TASK DESCRIPTION - Begin at the first line of the data and copy each line through the one containing "yscale = alt.Scale(domain=[-80, 120], nice=False, zero=False)", that line included, with no pictures.

=-=-=

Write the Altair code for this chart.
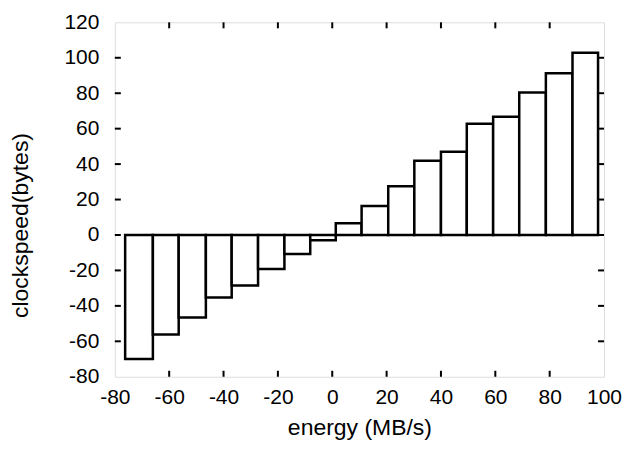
import altair as alt
import pandas as pd

# bar edges along x (energy, MB/s) and bar heights (clockspeed, bytes)
edges = [-76.2, -66.0, -56.5, -46.5, -37.0, -27.3, -17.6, -8.1, 1.3, 10.8,
         20.6, 30.2, 40.0, 49.5, 59.2, 68.8, 78.6, 88.4, 97.8]
values = [-70.0, -56.2, -46.5, -35.3, -28.5, -19.2, -10.8, -3.0, 6.6, 16.3,
          27.5, 41.9, 46.9, 62.8, 66.7, 80.4, 91.2, 102.8]
x_ticks = [-80, -60, -40, -20, 0, 20, 40, 60, 80, 100]
y_ticks = [-80, -60, -40, -20, 0, 20, 40, 60, 80, 100, 120]

W, H = 490, 355
TL = 6

bars = pd.DataFrame({"x0": edges[:-1], "x1": edges[1:], "v": values})
xt = pd.DataFrame({"t": x_ticks[1:-1]})
yt = pd.DataFrame({"t": y_ticks[1:-1]})

FONT = "Liberation Sans"
xscale = alt.Scale(domain=[-80, 100], nice=False, zero=False)
yscale = alt.Scale(domain=[-80, 120], nice=False, zero=False)

xaxis = alt.Axis(values=x_ticks, title="energy (MB/s)", grid=False, domain=False,
                 ticks=False, labelFont=FONT, labelFontSize=21, labelColor="black",
                 labelPadding=10, labelFlush=False, labelOverlap=False,
                 labelExpr="'' + datum.value",
                 titleFont=FONT, titleFontSize=23,
                 titleFontWeight="normal", titleColor="black", titlePadding=9)
yaxis = alt.Axis(values=y_ticks, title="clockspeed(bytes)", grid=False, domain=False,
                 ticks=False, labelFont=FONT, labelFontSize=21, labelColor="black",
                 labelPadding=16, labelFlush=False, labelOverlap=False,
                 labelExpr="'' + datum.value",
                 titleFont=FONT, titleFontSize=23,
                 titleFontWeight="normal", titleColor="black", titleY=203, titleX=-82,
                 titleBaseline="bottom", titleAngle=270)

bar_layer = alt.Chart(bars).mark_rect(fill="white", stroke="black", strokeWidth=2.5).encode(
    x=alt.X("x0:Q", scale=xscale, axis=xaxis),
    x2="x1:Q",
    y=alt.Y("v:Q", scale=yscale, axis=yaxis),
    y2=alt.datum(0),
)

tick_style = dict(color="black", strokeWidth=2)
xt_bottom = alt.Chart(xt).mark_rule(**tick_style).encode(
    x=alt.X("t:Q", scale=xscale, axis=xaxis), y=alt.value(H), y2=alt.value(H - TL))
xt_top = alt.Chart(xt).mark_rule(**tick_style).encode(
    x=alt.X("t:Q", scale=xscale, axis=xaxis), y=alt.value(0), y2=alt.value(TL))
yt_left = alt.Chart(yt).mark_rule(**tick_style).encode(
    y=alt.Y("t:Q", scale=yscale, axis=yaxis), x=alt.value(0), x2=alt.value(TL))
yt_right = alt.Chart(yt).mark_rule(**tick_style).encode(
    y=alt.Y("t:Q", scale=yscale, axis=yaxis), x=alt.value(W), x2=alt.value(W - TL))

chart = alt.layer(bar_layer, xt_bottom, xt_top, yt_left, yt_right).properties(
    width=W, height=H,
    padding={"left": 2, "top": 3, "right": 0, "bottom": 0},
).configure_view(stroke="black", strokeWidth=2.5).configure(background="white")

chart.save("out.html", embed_options={"renderer": "svg", "actions": False})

=-=-=

WORKED ANSWER -
Write the Altair code for this chart.
import altair as alt
import pandas as pd

# bar edges along x (energy, MB/s) and bar heights (clockspeed, bytes)
edges = [-76.2, -66.0, -56.5, -46.5, -37.0, -27.3, -17.6, -8.1, 1.3, 10.8,
         20.6, 30.2, 40.0, 49.5, 59.2, 68.8, 78.6, 88.4, 97.8]
values = [-70.0, -56.2, -46.5, -35.3, -28.5, -19.2, -10.8, -3.0, 6.6, 16.3,
          27.5, 41.9, 46.9, 62.8, 66.7, 80.4, 91.2, 102.8]
x_ticks = [-80, -60, -40, -20, 0, 20, 40, 60, 80, 100]
y_ticks = [-80, -60, -40, -20, 0, 20, 40, 60, 80, 100, 120]

W, H = 490, 355
TL = 6

bars = pd.DataFrame({"x0": edges[:-1], "x1": edges[1:], "v": values})
xt = pd.DataFrame({"t": x_ticks[1:-1]})
yt = pd.DataFrame({"t": y_ticks[1:-1]})

FONT = "Liberation Sans"
xscale = alt.Scale(domain=[-80, 100], nice=False, zero=False)
yscale = alt.Scale(domain=[-80, 120], nice=False, zero=False)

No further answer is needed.